AKRON, Ohio (AP) — Three more men charged with plotting to bomb a highway bridge in Ohio admitted their roles in the scheme Wednesday in a move meant to avoid life prison sentences.
The device was a dud provided by an FBI informant and no one was hurt.
The FBI has said the public was never in danger even though they say the target was a highway bridge over the Cuyahoga Valley National Park between Cleveland and Akron.
Two 20-year-old suburban Cleveland men, Connor Stevens of Berea and Brandon Baxter of Lakewood, and Douglas Wright, 26, of Indianapolis, pleaded guilty to three-count indictments in back-to-back appearances in U.S. District Court.
A fourth man pleaded guilty earlier, and the fifth defendant faces trial after a defense-requested psychiatric exam.
Prosecutors said they calculated the trio could face 30 years to life in prison, based on the seriousness of the crimes. There was no plea deal, and U.S. Attorney Steven Dettelbach said a sentence recommendation would be made later.
Defense attorneys proposed what Judge David Dowd repeatedly described as a "vastly different" calculation of possible prison time under federal guidelines: in the range of five years for each man.
The defense claims the men never meant to hurt anyone and were goaded into the plot by an ex-convict who was working as an FBI informant.
The judge expects to sentence the men in early November.
Dettelbach, who watched the pleas, sought outside court to deflect the defense argument that the defendants had been entrapped by the informant.
"Make no mistake about it — it was their plot," Dettelbach said. "It was the defendants who selected the target they wished to destroy."
Terry Gilbert, Stevens' attorney, said the informant had provided the men with money for alcohol and marijuana and had "nurtured" the plot.
John Pyle, Baxter's attorney, said he would press the informant issue in appealing to the judge for leniency. "We intend to through all the provoking that went on," he said outside court.
Each man pleaded guilty to conspiring to use a weapon of mass destruction, knowingly attempting to use a weapon of mass destruction and attempting to damage property with explosives.
In contrast to their long-haired, scruffy arrest mug shots, the three appeared in court shaved and clean cut.
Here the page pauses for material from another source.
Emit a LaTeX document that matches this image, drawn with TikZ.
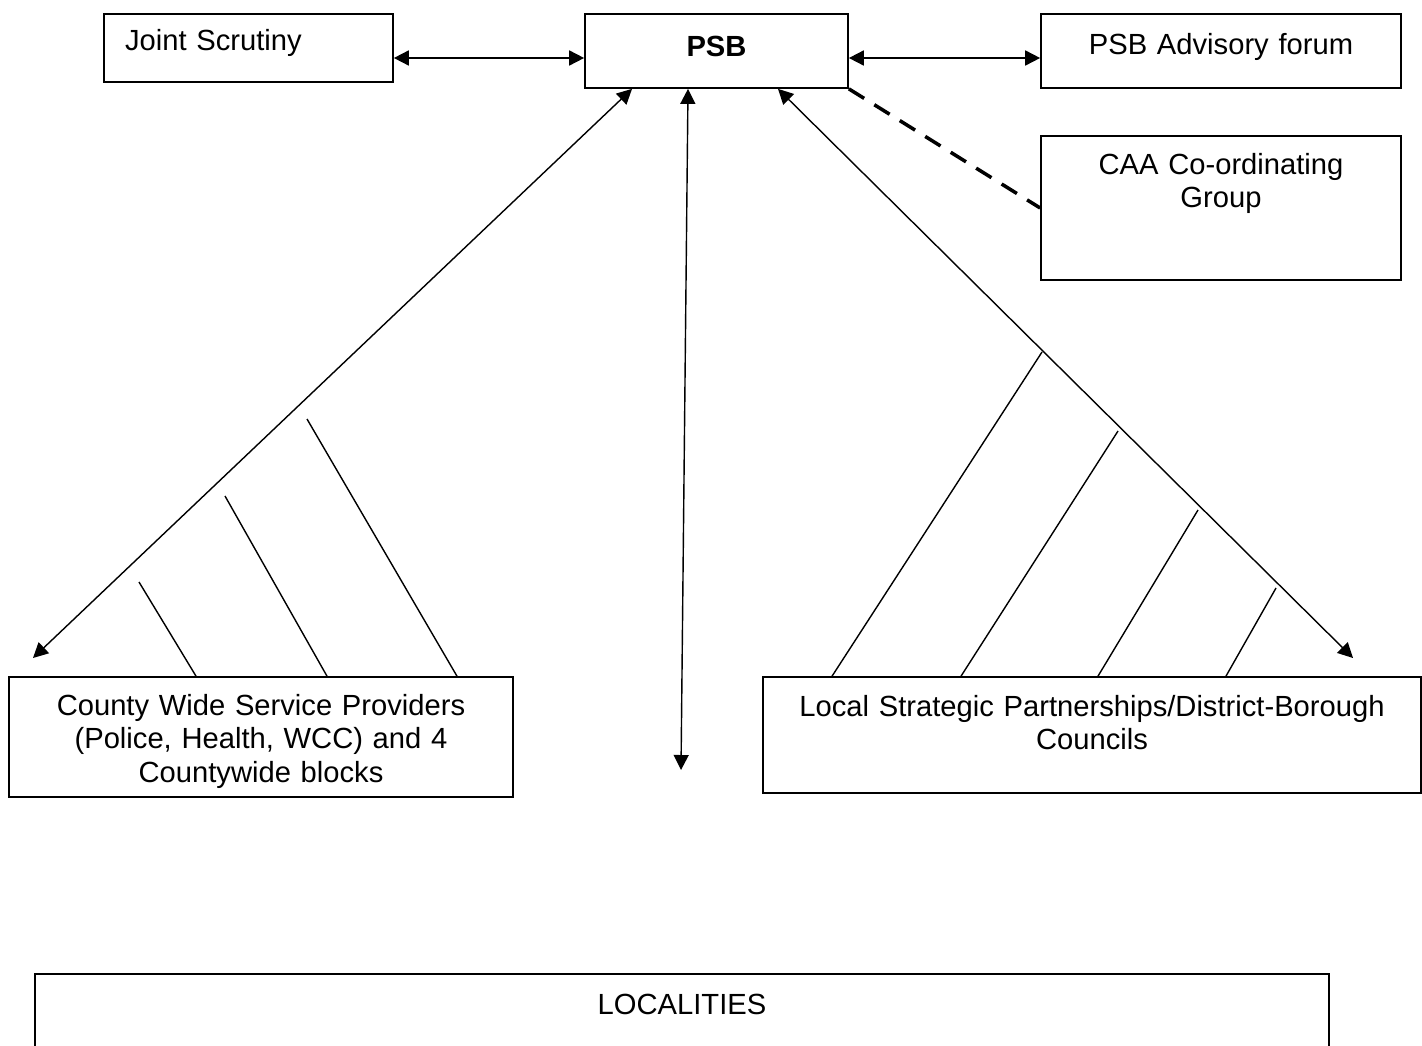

They sat in court in orange jail jumpsuits, with their wrists and ankles cuffed, as relatives and friends watched, some wiping away tears.
In July, another defendant, 35-year-old Anthony Hayne of Cleveland, pleaded guilty and agreed to testify for the government.
The plea changes by the trio leave only 23-year-old Joshua Stafford facing trial. He is undergoing a psychiatric evaluation.
Federal authorities arrested the five in late April, accusing them of trying to detonate what was actually a fake explosive provided by a paid FBI informant.
The suspects are described by the government as self-proclaimed anarchists who acted out of anger against corporate America and the government. But one defense attorney has called the investigation a case of entrapment, with the FBI informant guiding the way.
All but Hayne were scheduled to go on trial in September and could have faced life in prison if convicted.
Under the terms of a plea deal, Hayne will have the chance to avoid a life sentence. With the plea and offer of testimony for the prosecution, he could face 15 years to nearly 20 years in prison.
FBI agent Brian Taylor testified in early August that one of the suspects told him the group targeted the bridge in the national park to minimize the impact of the explosion and avoid casualties.
The five men had been active with the Occupy Cleveland group. Organizers of the movement have sought to distance the group from the defendants.